**WHAT IS EXPECTED:**
Among the entries below, please repeat exactly and only the lines from the line containing "Output the Python" to the line containing "from matplotlib.lines import Line2D", both lines included.

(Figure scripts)
== == ==
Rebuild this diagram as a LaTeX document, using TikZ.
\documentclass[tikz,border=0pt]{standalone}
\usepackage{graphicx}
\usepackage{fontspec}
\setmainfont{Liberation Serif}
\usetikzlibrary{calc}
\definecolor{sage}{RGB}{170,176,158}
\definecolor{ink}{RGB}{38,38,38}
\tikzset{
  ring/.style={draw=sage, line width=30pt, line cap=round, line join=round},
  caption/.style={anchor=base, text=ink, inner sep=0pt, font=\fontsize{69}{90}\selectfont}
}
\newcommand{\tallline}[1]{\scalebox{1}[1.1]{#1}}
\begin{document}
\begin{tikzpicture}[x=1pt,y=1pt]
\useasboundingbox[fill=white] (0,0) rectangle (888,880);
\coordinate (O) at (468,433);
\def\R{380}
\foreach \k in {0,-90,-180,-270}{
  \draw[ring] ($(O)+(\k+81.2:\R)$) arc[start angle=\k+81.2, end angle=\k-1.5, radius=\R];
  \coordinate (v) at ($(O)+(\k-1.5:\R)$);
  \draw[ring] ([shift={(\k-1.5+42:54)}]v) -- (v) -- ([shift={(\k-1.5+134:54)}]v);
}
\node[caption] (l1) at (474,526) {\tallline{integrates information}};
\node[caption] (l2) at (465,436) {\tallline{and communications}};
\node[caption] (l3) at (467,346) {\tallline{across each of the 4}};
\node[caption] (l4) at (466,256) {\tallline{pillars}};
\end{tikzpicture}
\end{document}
== == ==
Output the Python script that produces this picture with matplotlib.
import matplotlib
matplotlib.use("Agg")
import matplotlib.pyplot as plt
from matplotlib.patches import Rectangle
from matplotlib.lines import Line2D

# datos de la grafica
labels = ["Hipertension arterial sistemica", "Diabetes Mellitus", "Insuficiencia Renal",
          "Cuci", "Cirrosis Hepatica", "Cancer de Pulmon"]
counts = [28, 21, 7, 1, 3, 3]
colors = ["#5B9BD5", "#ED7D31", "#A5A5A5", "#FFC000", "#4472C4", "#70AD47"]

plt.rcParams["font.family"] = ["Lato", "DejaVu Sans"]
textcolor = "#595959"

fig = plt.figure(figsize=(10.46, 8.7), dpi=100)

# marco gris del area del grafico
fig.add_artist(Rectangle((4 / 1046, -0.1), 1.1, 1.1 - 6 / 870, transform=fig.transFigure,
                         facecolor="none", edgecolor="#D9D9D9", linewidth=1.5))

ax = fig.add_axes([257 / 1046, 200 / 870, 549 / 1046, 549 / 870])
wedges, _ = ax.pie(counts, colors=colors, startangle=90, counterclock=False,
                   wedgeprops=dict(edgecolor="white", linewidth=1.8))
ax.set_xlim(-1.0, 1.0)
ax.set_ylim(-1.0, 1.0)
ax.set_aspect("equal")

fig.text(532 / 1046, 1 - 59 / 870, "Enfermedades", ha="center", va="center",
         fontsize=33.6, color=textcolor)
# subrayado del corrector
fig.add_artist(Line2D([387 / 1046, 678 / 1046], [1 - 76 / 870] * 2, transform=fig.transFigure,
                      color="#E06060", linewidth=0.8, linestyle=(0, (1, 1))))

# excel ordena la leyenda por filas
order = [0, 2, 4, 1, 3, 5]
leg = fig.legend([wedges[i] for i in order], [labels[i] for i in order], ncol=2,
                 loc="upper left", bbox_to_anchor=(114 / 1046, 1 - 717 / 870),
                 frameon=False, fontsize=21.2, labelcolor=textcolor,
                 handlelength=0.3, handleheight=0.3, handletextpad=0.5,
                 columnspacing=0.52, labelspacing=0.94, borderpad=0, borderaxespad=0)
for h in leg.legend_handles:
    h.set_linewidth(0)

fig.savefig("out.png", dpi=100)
== == ==
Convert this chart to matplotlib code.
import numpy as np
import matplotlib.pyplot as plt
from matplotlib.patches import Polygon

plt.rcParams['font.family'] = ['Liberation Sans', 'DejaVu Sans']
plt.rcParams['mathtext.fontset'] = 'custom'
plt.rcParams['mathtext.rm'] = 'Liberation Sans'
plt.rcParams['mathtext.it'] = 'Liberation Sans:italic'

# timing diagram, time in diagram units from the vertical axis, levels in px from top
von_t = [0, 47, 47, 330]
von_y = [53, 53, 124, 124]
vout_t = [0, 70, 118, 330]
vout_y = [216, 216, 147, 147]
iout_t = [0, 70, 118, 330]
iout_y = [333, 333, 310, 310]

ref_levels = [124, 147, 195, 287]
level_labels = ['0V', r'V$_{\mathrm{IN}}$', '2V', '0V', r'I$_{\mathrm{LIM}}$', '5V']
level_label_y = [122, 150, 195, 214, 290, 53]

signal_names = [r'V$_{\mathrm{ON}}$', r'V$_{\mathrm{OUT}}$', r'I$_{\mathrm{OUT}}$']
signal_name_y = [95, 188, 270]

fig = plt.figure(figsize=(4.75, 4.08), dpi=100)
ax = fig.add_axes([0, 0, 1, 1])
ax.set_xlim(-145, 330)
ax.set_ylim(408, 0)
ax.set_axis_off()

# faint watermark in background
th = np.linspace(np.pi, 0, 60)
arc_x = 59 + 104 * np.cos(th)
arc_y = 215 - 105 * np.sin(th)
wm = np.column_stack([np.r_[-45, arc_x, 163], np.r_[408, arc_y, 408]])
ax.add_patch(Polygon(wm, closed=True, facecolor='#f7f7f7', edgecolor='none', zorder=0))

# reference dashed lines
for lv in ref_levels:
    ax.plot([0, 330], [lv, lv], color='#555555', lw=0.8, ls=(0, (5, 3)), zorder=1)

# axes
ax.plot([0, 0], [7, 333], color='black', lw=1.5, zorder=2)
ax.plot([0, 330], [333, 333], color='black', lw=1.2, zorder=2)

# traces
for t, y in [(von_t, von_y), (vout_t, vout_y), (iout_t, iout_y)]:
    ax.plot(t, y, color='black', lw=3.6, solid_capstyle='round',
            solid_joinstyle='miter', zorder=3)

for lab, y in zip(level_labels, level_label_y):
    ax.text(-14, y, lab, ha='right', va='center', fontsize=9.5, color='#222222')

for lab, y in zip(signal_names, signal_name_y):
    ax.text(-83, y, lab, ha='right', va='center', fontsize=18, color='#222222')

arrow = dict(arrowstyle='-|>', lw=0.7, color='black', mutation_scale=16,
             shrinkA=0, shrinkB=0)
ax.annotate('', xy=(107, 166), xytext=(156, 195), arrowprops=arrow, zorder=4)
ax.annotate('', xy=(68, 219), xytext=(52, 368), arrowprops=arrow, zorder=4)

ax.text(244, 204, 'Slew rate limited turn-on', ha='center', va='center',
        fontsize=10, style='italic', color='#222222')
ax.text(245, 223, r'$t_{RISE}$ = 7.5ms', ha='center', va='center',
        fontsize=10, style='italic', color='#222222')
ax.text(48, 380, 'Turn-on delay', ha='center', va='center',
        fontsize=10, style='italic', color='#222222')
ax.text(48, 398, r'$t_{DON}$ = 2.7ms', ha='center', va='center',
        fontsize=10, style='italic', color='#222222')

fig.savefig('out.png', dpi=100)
== == ==
**RESPONSE FOR THIS EXERCISE:**
Output the Python script that produces this picture with matplotlib.
import matplotlib
matplotlib.use("Agg")
import matplotlib.pyplot as plt
from matplotlib.patches import Rectangle
from matplotlib.lines import Line2D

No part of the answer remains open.